In this research we study entity search in Facebook. Queries are public entities, like celebrities, companies, places, organizations, movies, and books. The entities are represented as Facebook pages. Search results (documents) are content items (posts, checkins, status updates, shares, photos, groups) that are accessible to a particular Facebook user and are relevant to her query. Beyond directly addressing the user’s need to search her content in Facebook, entity search can be useful for recommending interesting content to the user and generating a user model that can lead to better personalized services and ad targeting.
Searching within Facebook content is difficult because documents are short and rife with slang and other social network jargon. Our search algorithm tackles this challenge by using a rich representation of each query entity, including aliases in various languages and related entities and terms. This, together with aggressive stemming, allows our algorithm to retrieve even short and informal documents that refer to the entity by various nicknames in different languages. The rich entity representation is also used to score documents based on their similarity to the entity’s related terms and discard ones that either refer to other entities with the same name or that only marginally refer to the entity.
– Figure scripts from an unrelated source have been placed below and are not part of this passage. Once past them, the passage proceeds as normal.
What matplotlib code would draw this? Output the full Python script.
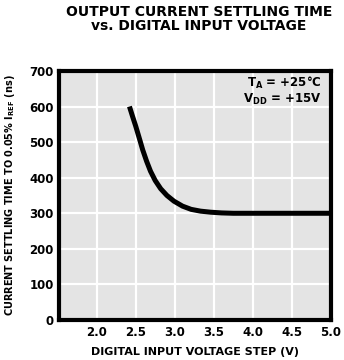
import matplotlib.pyplot as plt

# curve
v_step = [2.42, 2.46, 2.50, 2.55, 2.59, 2.64, 2.69, 2.75, 2.82, 2.90, 2.99,
          3.10, 3.21, 3.33, 3.46, 3.60, 3.75, 4.0, 4.5, 5.0]
t_settle = [600, 572, 545, 508, 478, 446, 418, 392, 369, 350, 334,
            320, 311, 306, 303, 301, 300, 300, 300, 300]

x_ticks = [2.0, 2.5, 3.0, 3.5, 4.0, 4.5, 5.0]
x_labels = ['2.0', '2.5', '3.0', '3.5', '4.0', '4.5', '5.0']
y_ticks = [0, 100, 200, 300, 400, 500, 600, 700]

fig = plt.figure(figsize=(3.44, 3.6), dpi=100)
ax = fig.add_axes([0.172, 0.111, 0.79, 0.692])
ax.set_facecolor('#e4e4e4')

ax.plot(v_step, t_settle, color='black', lw=3.6, solid_capstyle='butt',
        solid_joinstyle='round', zorder=3)

ax.set_xlim(1.52, 5.0)
ax.set_ylim(0, 700)
ax.set_xticks(x_ticks)
ax.set_xticklabels(x_labels)
ax.set_yticks(y_ticks)
ax.grid(True, color='white', lw=1.6, zorder=1)
ax.set_axisbelow(True)
ax.tick_params(length=0, pad=4, labelsize=8.5)
for lbl in ax.get_xticklabels() + ax.get_yticklabels():
    lbl.set_fontweight('bold')
for s in ax.spines.values():
    s.set_linewidth(3)

ax.set_xlabel('DIGITAL INPUT VOLTAGE STEP (V)', fontsize=8, fontweight='bold',
              labelpad=6)
ax.set_ylabel('CURRENT SETTLING TIME TO 0.05% I$_{\\mathbf{REF}}$ (ns)', fontsize=7,
              fontweight='bold', labelpad=9)

ax.text(0.965, 0.985, 'T$_{\\mathbf{A}}$ = +25°C\nV$_{\\mathbf{DD}}$ = +15V',
        transform=ax.transAxes, ha='right', va='top', fontsize=8.5,
        fontweight='bold', linespacing=1.1)

fig.text(0.578, 0.985, 'OUTPUT CURRENT SETTLING TIME\nvs. DIGITAL INPUT VOLTAGE',
         ha='center', va='top', fontsize=10, fontweight='bold', linespacing=0.95)

fig.savefig('out.png', dpi=100)
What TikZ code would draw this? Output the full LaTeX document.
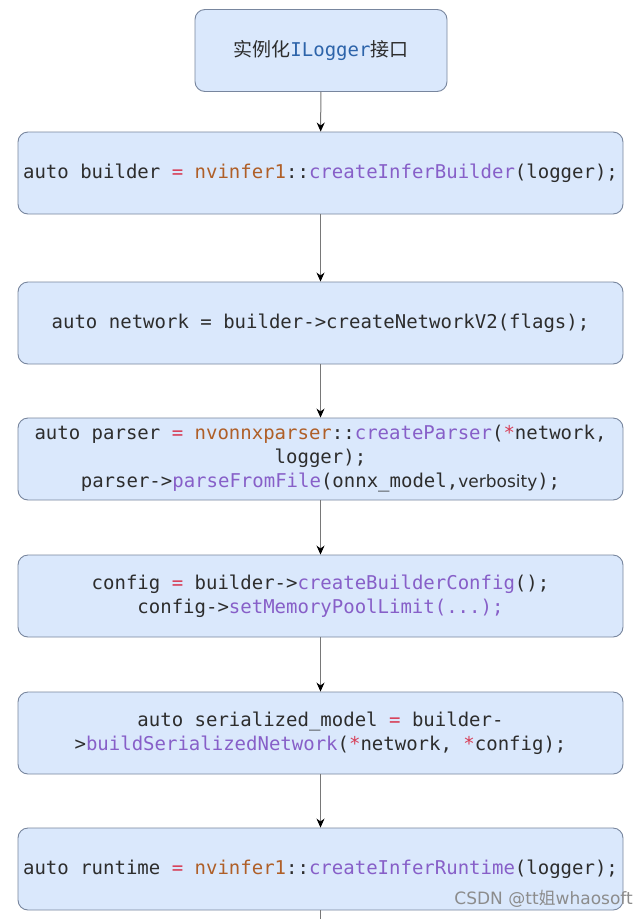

In order to generate a rich entity representation, we reconcile Facebook pages with Freebase entities and use the content of both the Facebook pages and the corresponding Freebase entries to come up with aliases and related terms and entities. This reconciliation module could be of independent interest.
We evaluated our search algorithm on content collected from 6 Facebook accounts, covering items posted by 1,000 Facebook users. For almost all categories of entities, our algorithms achieves 88% precision and more than 70% recall.
*The presentation will be given in Hebrew.